After a big jump last year, discretionary spending by college students is expected to remain largely flat this year at $117 billion, per the latest College Explorer report from re:fuel. That remains significantly above discretionary spending power from 2009-2011, though, which stood at roughly $90 billion. Factoring in $287 billion in non-discretionary spending (on items such as room and board, tuition), the total college market’s spending power is estimated to be $404 billion this year, down only slightly from last year’s $409 billion.
So where’s all that money going? Food accounts for a sizable share of discretionary spending: this year, college students will spend a projected $42.1 billion on food, or 36% of their overall discretionary budgets. Their next-largest expenses will be:
- Automotive ($17.5 billion);
- Clothing and shoes ($13.1 billion);
- Cellphone/smartphone ($9.8 billion);
- Entertainment ($8.7 billion);
- Technology ($8.6 billion);
- Personal care products ($7.6 billion); and
- Cosmetics ($4.9 billion).
Students won’t be spending much on collective buying services such as LivingSocial or Groupon, though. This year, only 39% report subscribing to such a service (down from 45% last year), they expect to spend an average of $42 per month through these services, down from $55 last year.

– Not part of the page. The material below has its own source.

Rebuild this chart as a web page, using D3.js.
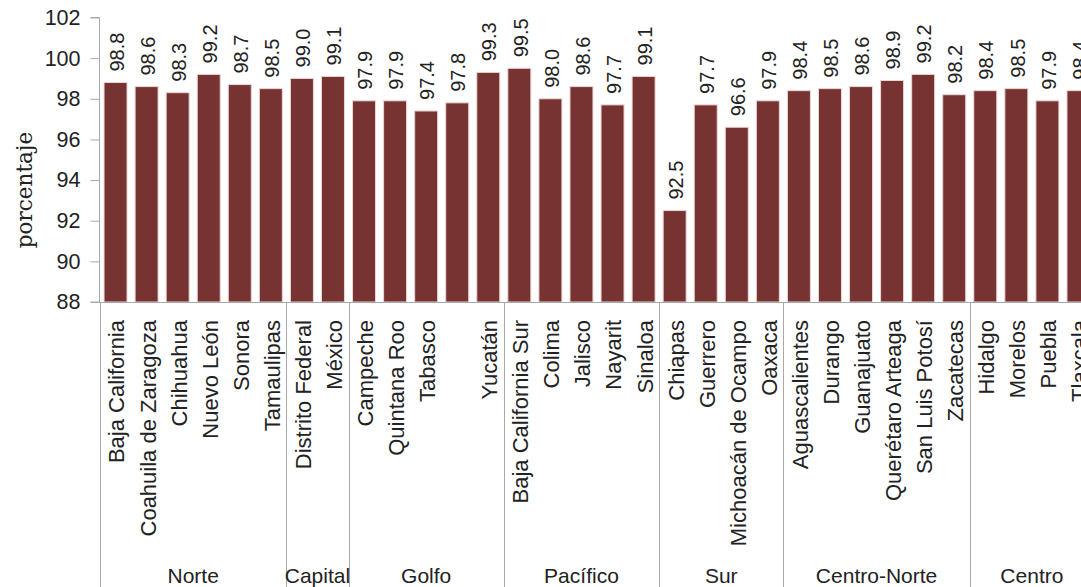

Interestingly, in constant (2013) dollars, the amount of money tabbed for tuition/room and board, rent/mortgage and class materials is down this year to a combined $13,178 per student, from about $13,400 last year and almost $14,500 the year before.
That may be leading more students to believe that college is worth it as a financial investment, with 70% this year feeling that college will pay them back financially in the long run, up from 64% last year. (About 3 in 4 students believe that it will take them less than 10 years to pay off their debt.)
Still, this year’s respondents feel that they’ll have more debt when they leave college than last year’s crop. On average, they expect to leave with slightly less than $17,000 in debt, up from $16,388 last year.
Students have also become more reliant on scholarships and other financial aid. This year, they said that roughly one-third of their tuition, room and board, and class materials would be paid for by scholarships, stipends, and financial aid, up from 26% in 2003. Only 22% of those costs would be financed by their own money, down from 28% a decade ago.
About the Data: The data is based on a survey of 1,528 college students between the ages of 18-34 interviewed online between January 29 and February 5, 2013. The survey was executed by Crux Research Inc. and its sample is a national representation across all college segments.